Die Tickets werden bei diesem Verkaufssystem vollständig personalisiert, damit soll der Schwarzmarkt leichter zu bekämpfen sein. Big Brother...

Das neue Verfahren startet am 6.8.07, wenn die Bundesliga-Heimspiele drei und vier gegen den VfB Stuttgart und gegen Arminia Bielefeld in den Verkauf gehen.

Alles in allem macht die Umstellung bestimmt Sinn - die totale Einschränkung auf das Internet in der ersten Woche finde ich jedoch aus oben genannten Gründen etwas irrwitzig.

6 Kommentare:

jensen hat gesagt…

Ich weiß ehrlich gesagt noch nicht so richtig, was ich von der neuen Vergabepraxis halten soll. Einerseits bin ich sehr froh, nicht mehr morgens von 6 bis 11 Uhr am Stadion stehen zu müssen, andererseits hast du mit einer Sache bestimmt nicht ganz Unrecht: Es wird wesentlich bequemer, sich einen Platz im Stadion zu sichern, da muss man lange nicht mehr so viel Begeisterung und Leidenschaft aufbringen. Das könnte zu einer weiteren Verschlimmerung des Fußballtouristen-Phänomens führen, befürchte ich.

Außerdem nervt es mich jetzt schon ein bisschen, es nicht mehr selbst in der Hand zu haben, ob ich Tickets bekommen oder nicht. Da entscheidet ab sofort die Lostrommel und dann sitzt man da und hat im schlechten Fall Pech und keine Karten. Nun ja, wir sollten auf jeden Fall versuchen, das Glück durch Doppelbestellungen so gut es geht zu erzwingen.

jensen hat gesagt…

Ach, noch was vergessen: Leute ohne Internet sind ja in der Tat angesch***en. Dumme Sache, kenn das von meinen Eltern, wenn man keinen Internetzugang hat oder der nur funzt, wenn die Leitung grad gute Laune hat. Aber das ist wohl der Preis, den einige für die Modernisierung und ein faires Verfahren (für die meisten zumindest) zahlen müssen.

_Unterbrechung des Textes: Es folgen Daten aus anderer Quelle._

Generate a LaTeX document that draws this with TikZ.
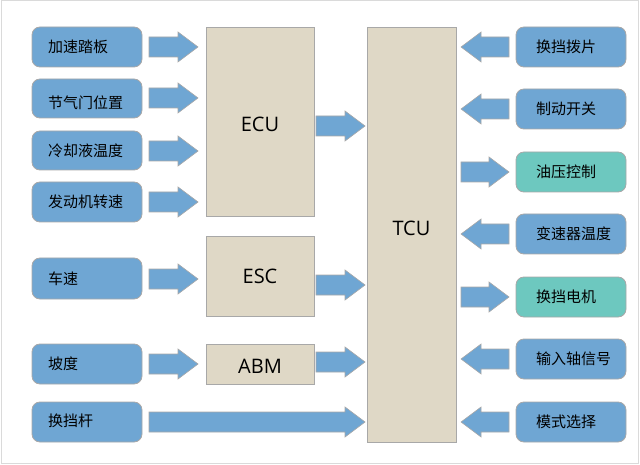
\documentclass[tikz,border=0pt]{standalone}
\usepackage{fontspec}
\setmainfont{Open Sans}
\newfontfamily\cjk{Noto Sans CJK SC}
\definecolor{bluebox}{HTML}{6FA6D3}
\definecolor{tealbox}{HTML}{6DC8BF}
\definecolor{beige}{HTML}{DFD8C6}
\definecolor{edgegray}{HTML}{A8A8A8}
\definecolor{framegray}{HTML}{DADADA}
\tikzset{
  inbox/.style={draw=edgegray, line width=0.8pt, fill=bluebox, rounded corners=8pt},
  outbox/.style={inbox, fill=tealbox},
  ctrl/.style={draw=edgegray, line width=0.8pt, fill=beige},
  arr/.style={draw=edgegray, line width=0.6pt, fill=bluebox},
  lbl/.style={anchor=west, font=\cjk\fontsize{15}{15}\selectfont, inner sep=0pt},
  big/.style={font=\fontsize{20}{20}\selectfont, inner sep=0pt}
}
% right-pointing block arrow: start x, tip x, centre y
\newcommand\rarr[3]{\draw[arr] (#1,{#3-10}) -- ({#2-20},{#3-10}) -- ({#2-20},{#3-15}) -- (#2,#3) -- ({#2-20},{#3+15}) -- ({#2-20},{#3+10}) -- (#1,{#3+10}) -- cycle;}
% left-pointing block arrow: tip x, end x, centre y
\newcommand\larr[3]{\draw[arr] (#2,{#3-10}) -- ({#1+20},{#3-10}) -- ({#1+20},{#3-15}) -- (#1,#3) -- ({#1+20},{#3+15}) -- ({#1+20},{#3+10}) -- (#2,{#3+10}) -- cycle;}
\begin{document}
\begin{tikzpicture}[x=1pt,y=-1pt]
\useasboundingbox (0,0) rectangle (640,465);
\draw[framegray, line width=1pt] (1,1) rectangle (638,463);

% left input boxes
\foreach \n/\ya/\yb/\t in {a/27/67/加速踏板, b/79/118/节气门位置, c/131/170/冷却液温度, d/182/222/发动机转速, e/258/299/车速, f/344/384/坡度, g/402/442/换挡杆}{
  \draw[inbox] (32,\ya) rectangle (142,\yb);
}
\node[lbl] (ta) at (48,47) {加速踏板};
\node[lbl] (tb) at (48,103) {节气门位置};
\node[lbl] (tc) at (48,151) {冷却液温度};
\node[lbl] (td) at (48,202) {发动机转速};
\node[lbl] (te) at (48,279) {车速};
\node[lbl] (tf) at (48,364) {坡度};
\node[lbl] (tg) at (48,421) {换挡杆};

% controllers
\draw[ctrl] (206,27) rectangle (314,216);
\draw[ctrl] (206,236) rectangle (314,316);
\draw[ctrl] (206,344) rectangle (314,384);
\draw[ctrl] (367,27) rectangle (456,442);
\node[big] (ecu) at (260,124) {ECU};
\node[big] (esc) at (260,276) {ESC};
\node[big] (abm) at (260,366) {ABM};
\node[big] (tcu) at (411.5,228) {TCU};

% right boxes
\draw[inbox] (516,27) rectangle (626,67);
\draw[inbox] (516,89) rectangle (626,129);
\draw[outbox] (516,152) rectangle (626,192);
\draw[inbox] (516,214) rectangle (626,254);
\draw[outbox] (516,277) rectangle (626,317);
\draw[inbox] (516,339) rectangle (626,379);
\draw[inbox] (516,402) rectangle (626,442);
\node[lbl] (r1) at (536,47) {换挡拨片};
\node[lbl] (r2) at (536,109) {制动开关};
\node[lbl] (r3) at (536,172) {油压控制};
\node[lbl] (r4) at (536,234) {变速器温度};
\node[lbl] (r5) at (536,297) {换挡电机};
\node[lbl] (r6) at (536,359) {输入轴信号};
\node[lbl] (r7) at (536,422) {模式选择};

% left arrows
\rarr{149}{198}{47}
\rarr{149}{198}{98}
\rarr{149}{198}{151}
\rarr{149}{198}{202}
\rarr{149}{198}{279}
\rarr{149}{198}{364}
\rarr{149}{365}{422}
% controller to TCU
\rarr{316}{365}{126}
\rarr{316}{365}{285}
\rarr{316}{365}{362}
% right side
\larr{461}{509}{47}
\larr{461}{509}{109}
\rarr{461}{509}{172}
\larr{461}{509}{234}
\rarr{461}{509}{297}
\larr{461}{509}{359}
\larr{461}{509}{422}
\end{tikzpicture}
\end{document}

Man könnte ja eine Ausnahmeregelung für Menschen mit Kein-Internet-Attest schaffen. Denke aber nicht, dass Werder auf diese (zugegeben eh etwas bekloppte ) Idee kommen wird...

jensen hat gesagt…

Und nochmal ich. Beim Besuch des Werder-Forums ist mir erst klar geworden, dass die neue Regelung noch ein weiteres erhebliches Problem mit sich bringen könnte. Von nun an haben nämlich Gästefans die gleichen Möglichkeiten, Karten zu bestellen, wie Werderaner. Das könnte bedeuten, dass z.B. gegen Hamburg, Dortmund und Bayern plötzlich das halbe Weserstadion von Gästen besetzt ist. Schöne Aussichten. Hoffentlich kommt es dazu nicht...

Marco hat gesagt…

Das mit den Gäste-Fans ist schon ein wenig schiete, daran hatte ich auch nicht gedacht. gerade von einigen kaputten hamburgern weiß ich genau, dass die sich gerne in den werderberich stellen würden. stellt euch vor, man verliert ein derby, und nach dem spiel steht ein grinsender hsv-prolet neben einem und (wenn er mutig ist) freut sich einen ast. no good!

Schleufi hat gesagt…

Und um das Ganze nochmal weiterzustricken: Die Leute, die Randale machen wollen und bisher immer schön in ihrem Auswärtskäfig eingepfercht waren, können sich nun auch mal schön anonym unters friedliche Werdervolk mischen...
Bin mal gespannt, wie die Werder-Führung das handhaben wird, wenn wir Mannschaften aus Rotterdam, Eindhoven usw. mit deren bekanntermaßen nicht so friedlichen Anhängern zu Gast haben...

jensen hat gesagt…

Ich gehe davon aus, dass die beschriebene Regelung erstmal nur für BuLi-Spiele gilt. Für CL- und UEFA-Cup-Spiele werden sie sich bestimmt was anderes einfallen lassen oder es einfach weiter so machen wie bisher, also nur an Mitglieder verkaufen.